Return each line holding the string "matplotlib".
○ ○ ○ ○ ○ ○ ○
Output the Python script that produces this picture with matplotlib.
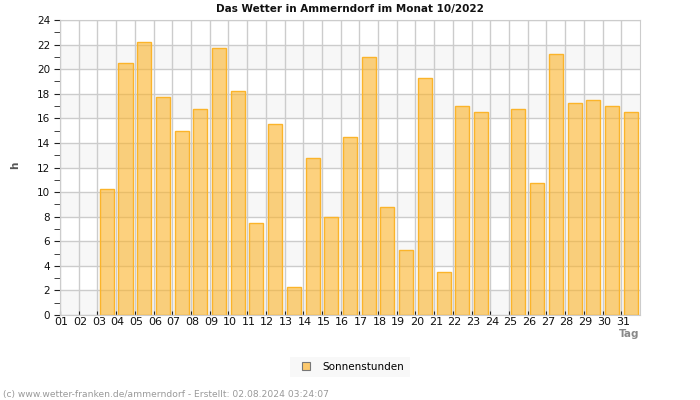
import matplotlib
matplotlib.use("Agg")
import matplotlib.pyplot as plt
from matplotlib.lines import Line2D
import matplotlib.transforms as mtransforms
import numpy as np

days = [f"{d:02d}" for d in range(1, 32)]
sun_days = [3, 4, 5, 6, 7, 8, 9, 10, 11, 12, 13, 14, 15, 16, 17, 18, 19, 20, 21, 22, 23,
            25, 26, 27, 28, 29, 30, 31]
sun_hours = [10.25, 20.5, 22.2, 17.7, 14.95, 16.75, 21.7, 18.2, 7.47, 15.52, 2.26, 12.76,
             7.96, 14.47, 20.97, 8.77, 5.27, 19.27, 3.48, 16.98, 16.5,
             16.75, 10.74, 21.22, 17.23, 17.5, 16.98, 16.5]
title = "Das Wetter in Ammerndorf im Monat 10/2022"
footer = "(c) www.wetter-franken.de/ammerndorf - Erstellt: 02.08.2024 03:24:07"

fig = plt.figure(figsize=(7, 4), dpi=100)
ax = fig.add_axes([60/700, 1-315/400, 580/700, 295/400])

# alternating bands
for y0 in range(0, 24, 4):
    ax.axhspan(y0, y0 + 2, color="#f7f7f7", zorder=0, lw=0)

ax.set_xlim(0, 31)
ax.set_ylim(0, 24)
ax.set_xticks(np.arange(31))
ax.set_xticklabels(days)
ax.set_yticks(np.arange(0, 25, 2))
ax.set_yticks(np.arange(1, 24, 2), minor=True)
ax.grid(True, which="major", color="#cccccc", lw=1, zorder=1)
ax.set_axisbelow(True)

x = np.array(sun_days) - 0.5
ax.bar(x, sun_hours, width=0.75, facecolor=(0.99, 0.70, 0.16, 0.6),
       edgecolor="#fbb42a", lw=1, zorder=2)

for s in ax.spines.values():
    s.set_color("#cccccc")
ax.tick_params(axis="x", direction="in", length=3, color="#222222", labelsize=8,
               pad=1.5, labelcolor="#111111")
ax.tick_params(axis="y", which="both", direction="out", length=4, color="#222222",
               labelsize=7.5, pad=3, labelcolor="#111111")
offset = mtransforms.ScaledTranslation(1.5/100, 0, fig.dpi_scale_trans)
for lab in ax.get_xticklabels():
    lab.set_transform(lab.get_transform() + offset)

fig.text(350/700, 1-9/400, title, ha="center", va="center", fontsize=7.5,
         fontweight="bold", color="#111111")
fig.text(15/700, 1-165/400, "h", ha="center", va="center", rotation=90,
         fontsize=7.5, fontweight="bold", color="#555555")
fig.text(629/700, 1-334/400, "Tag", ha="center", va="center", fontsize=7.5,
         fontweight="bold", color="#888888")
fig.text(3/700, 1-394/400, footer, ha="left", va="center", fontsize=6.6,
         color="#999999")

handle = Line2D([], [], marker="s", linestyle="none", markersize=6,
                markerfacecolor="#fcc96e", markeredgecolor="#777777", markeredgewidth=0.8)
leg = fig.legend([handle], ["Sonnenstunden"], loc="center",
                 bbox_to_anchor=(350/700, 1-367/400), frameon=True, fontsize=7.5,
                 handletextpad=0.6, borderpad=0.5, fancybox=False)
leg.get_frame().set_facecolor("#f7f7f7")
leg.get_frame().set_edgecolor("none")

fig.savefig("out.png", dpi=100)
○ ○ ○ ○ ○ ○ ○
_Solution below_:
Output the Python script that produces this picture with matplotlib.
import matplotlib
matplotlib.use("Agg")
import matplotlib.pyplot as plt
from matplotlib.lines import Line2D
import matplotlib.transforms as mtransforms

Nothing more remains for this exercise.